We did it. We killed her. We got greedy, needy, impatient, and selfish.

We killed love.

Alright, I get it. That’s a little aggressive yeah? Probably. But it’s true. We killed love. We don’t know what it is anymore. Paul wrote on it, Jesus walked it out, the Father showed it to us. And we found a way to throw it away.

We took everything about love, and twisted it, dropped it on its head for our own temporary pleasure.  Long term commitment for the most and joy and reward? That’s old school. That’s too hard. All that matters is the now, right? We want all the benefits of marriage with none of the commitment. We want the acceptance and the pleasure and the self-gratification without the hard work and the sacrifice. We pimped out love. We sold sex. We took something meant for union, for one-ness, for a glimpse of what waits in heaven? And we thought about how much fun it was. So we neatly packaged it. We sold it. We put it online, we put it on billboards, we sent it over the phone. We made it trend. We publicly pimped it to the point where it became normal. We tweet about it.

We lie about love. We don’t say it for others, we say it for ourselves. We say, “I love you”, when the reality is? That’s selfish. Because we don’t say it for the other person nowadays. We say it so they feel a certain way, so they do something or say something to us in return. We say it for ourselves. We mask our hurts and insecurity in others, as if that was ever going to work. Two people with baggage trying to make it work is just more baggage. We use others, we hope to find something in them, and in what they can give us.

Man is broken. Badly. We lost ourselves somewhere along the way. We fell out of step with our Creator. We instead worshiped the creation. We forget what we are hardwired to do. To love as Jesus loves his bride, to serve, to protect, and to provide. We forgot how to lead. And I don’t mean get on our high horse with our big boy pants, puff out our chests and stomp our feet. No, I mean we forgot the example the Son of God set. We forgot putting ourselves low. We forgot serving, and loving not for ourselves, but for the other. The truth is? We as men these days don’t have a whole lot to offer. Many of us walk around, seeking to take. Because we are empty, and we don’t know who we are. Men showered women with empty words that resembled the Lord’s heart, all to serve himself. Women said fine, if you won’t be strong then I’ll do it. And in the process she would tear all men down.

On this trip, I have the amazing opportunity to serve alongside amazing young men and women who are seeking the Father’s heart. And this is not written out of pity, but almost out of anger. The sheer amount of heartbreak in a lot of these amazing girl’s lives is breathtaking. The disproportional amount of pain and abusive relationships is repulsive. To see what my generation and the one before it did to love, and to each other is abusive. It’s heartbreaking.

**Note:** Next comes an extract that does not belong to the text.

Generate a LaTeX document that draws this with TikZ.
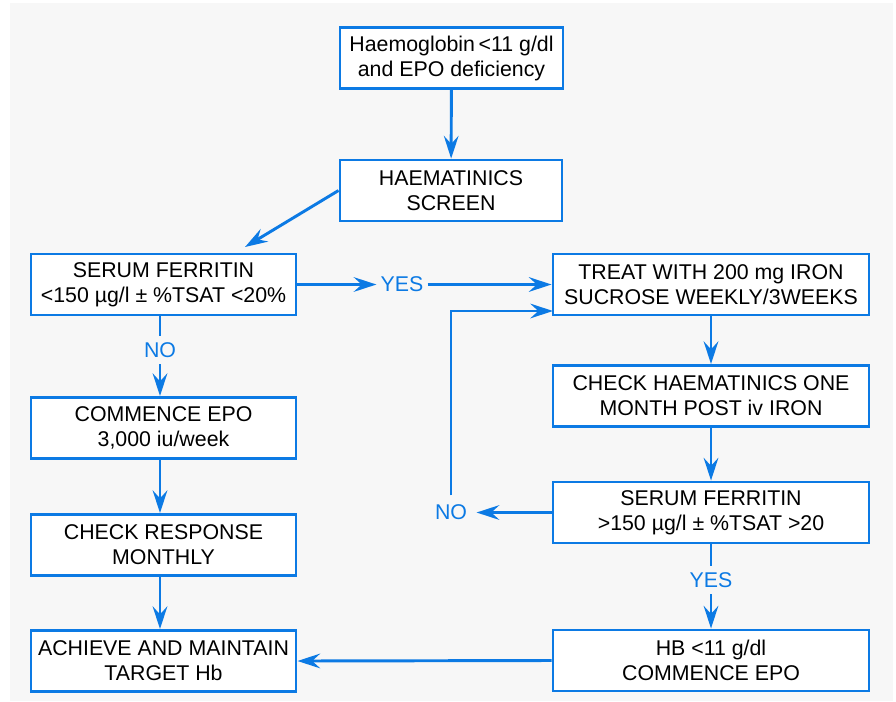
\documentclass[tikz,border=0pt]{standalone}
\usepackage{fontspec}
\setmainfont{Liberation Sans}
\usetikzlibrary{arrows.meta}
\definecolor{flowblue}{RGB}{12,122,228}
\definecolor{paper}{RGB}{247,247,247}
\tikzset{
  stepbox/.style={draw=flowblue,line width=2.2pt,fill=white,align=center,inner sep=2pt,minimum height=45.75pt},
  link/.style={flowblue,line width=2.2pt},
  arr/.style={link,-{Stealth[length=17pt,width=11pt,inset=6pt]}},
  answer/.style={text=flowblue,inner sep=5pt}
}
\begin{document}
\begin{tikzpicture}[x=0.75pt,y=-0.75pt,font=\fontsize{16}{18.75}\selectfont]
    \useasboundingbox (0,0) rectangle (896,701);
    \fill[paper] (10,3) rectangle (893,701);
    \node[stepbox,minimum width=167.25pt] (hb) at (451.5,58) {Haemoglobin\,<11 g/dl\\and EPO deficiency};
    \node[stepbox,minimum width=166.5pt] (screen) at (451,190.5) {HAEMATINICS\\SCREEN};
    \node[stepbox,minimum width=198.75pt] (ferL) at (163.5,284.5) {SERUM FERRITIN\\<150 µg/l ± \%TSAT <20\%};
    \node[stepbox,minimum width=198.75pt] (epo) at (163.5,428) {COMMENCE EPO\\3,000 iu/week};
    \node[stepbox,minimum width=198.75pt] (resp) at (163.5,545) {CHECK RESPONSE\\MONTHLY};
    \node[stepbox,minimum width=198.75pt] (target) at (163.5,661) {ACHIEVE AND MAINTAIN\\TARGET Hb};
    \node[stepbox,minimum width=237pt] (iron) at (711,284.5) {TREAT WITH 200 mg IRON\\SUCROSE WEEKLY/3WEEKS};
    \node[stepbox,minimum width=237pt] (check) at (711,396) {CHECK HAEMATINICS ONE\\MONTH POST iv IRON};
    \node[stepbox,minimum width=237pt] (ferR) at (711,512.5) {SERUM FERRITIN\\>150 µg/l ± \%TSAT >20};
    \node[stepbox,minimum width=237pt] (hbepo) at (711,660.5) {HB <11 g/dl\\COMMENCE EPO};
    \node[answer,inner sep=3pt] (yes1) at (402,284.5) {YES};
    \node[answer] (no1) at (160,350) {NO};
    \node[answer,inner sep=7pt] (no2) at (451,512.5) {NO};
    \node[answer] (yes2) at (711,580) {YES};
    \coordinate (ferTip) at (245,247);
    \coordinate (ironIn) at (553,311);
    \draw[arr] (hb) -- (screen);
    \draw[arr] (screen.west) -- (ferTip);
    \draw[arr] (ferL.east) -- (yes1.west);
    \draw[arr] (yes1.east) -- (iron.west);
    \draw[link] (ferL.south -| no1) -- (no1.north);
    \draw[arr] (no1.south) -- (epo.north -| no1);
    \draw[arr] (epo.south -| no1) -- (resp.north -| no1);
    \draw[arr] (resp.south -| no1) -- (target.north -| no1);
    \draw[arr] (hbepo.west) -- (target.east);
    \draw[arr] (iron) -- (check);
    \draw[arr] (check) -- (ferR);
    \draw[link] (ferR.south) -- (yes2.north);
    \draw[arr] (yes2.south) -- (hbepo.north);
    \draw[arr] (ferR.west) -- (no2.east);
    \draw[arr] (no2.north) |- (ironIn);
\end{tikzpicture}
\end{document}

And this is not where this ends. I have seen strength and dignity in the women in my life. Especially from the young women on my team. These women are fierce and worthy of praise. They are laying it all down before the Lord and it is inspiring. It’s convicting. And it’s stirred something in me. It’s helped bring something out of me. Especially the ladies on my team. Daven, Hailey, Grace, and Taylor. You have shown me what it means to walk in fear of the Lord, and how to love His people well. You have shown me compassion and strength in the hard times, and joy and laughter in the others.

So this is for all those that won’t leave love dead. This is for the Jessica Hartwell’s of the world. This is for the Myrna Gold’, the Sue and Allison Gold’s, the Evie Shaffner’s of the world. This is for Rylie Gutierrez. This is to the amazing women in my life that will forever leave me in awe.  This is for the people that want to see it for what it was created beautifully and perfectly to be. This is for the you. This is for the women that have seen the heartbreak face to face.  

This is for the young men that decide that they will be different. That they will say, “I love you”, and they mean it not for themselves. They will pursue her the way Jesus pursues us. This is for the young men that would set out to be different. To relentlessly pursue the Lord and His heart before they think about pursuing another. This is for the Brian Crosson’s, the Hunter White’s, the Austin Bernardy’s and the Micah Stevenson’s. The men that would be different.  We are told again and again to love one another. Honor one another. Paul says to let no debt remain between you but love. Take it back. Bring it back to life. Treat her like a daughter of the King. Treat him with the respect that he doesn’t deserve sometimes. Care for one another enough that you love them for more than self-gratification.

Love is patient. Love is kind. Love does not envy. Love does not boast. Love is slow to anger and slow to speak. Love is forgiving. Love went to a cross. Love said, “you are enough” and “that one is mine”. Love said you don’t deserve it but I’ll fight for you at this table. Love waits patiently for the season.

And that’s what I’ve been thinking on here in Botswana. Just a glimpse.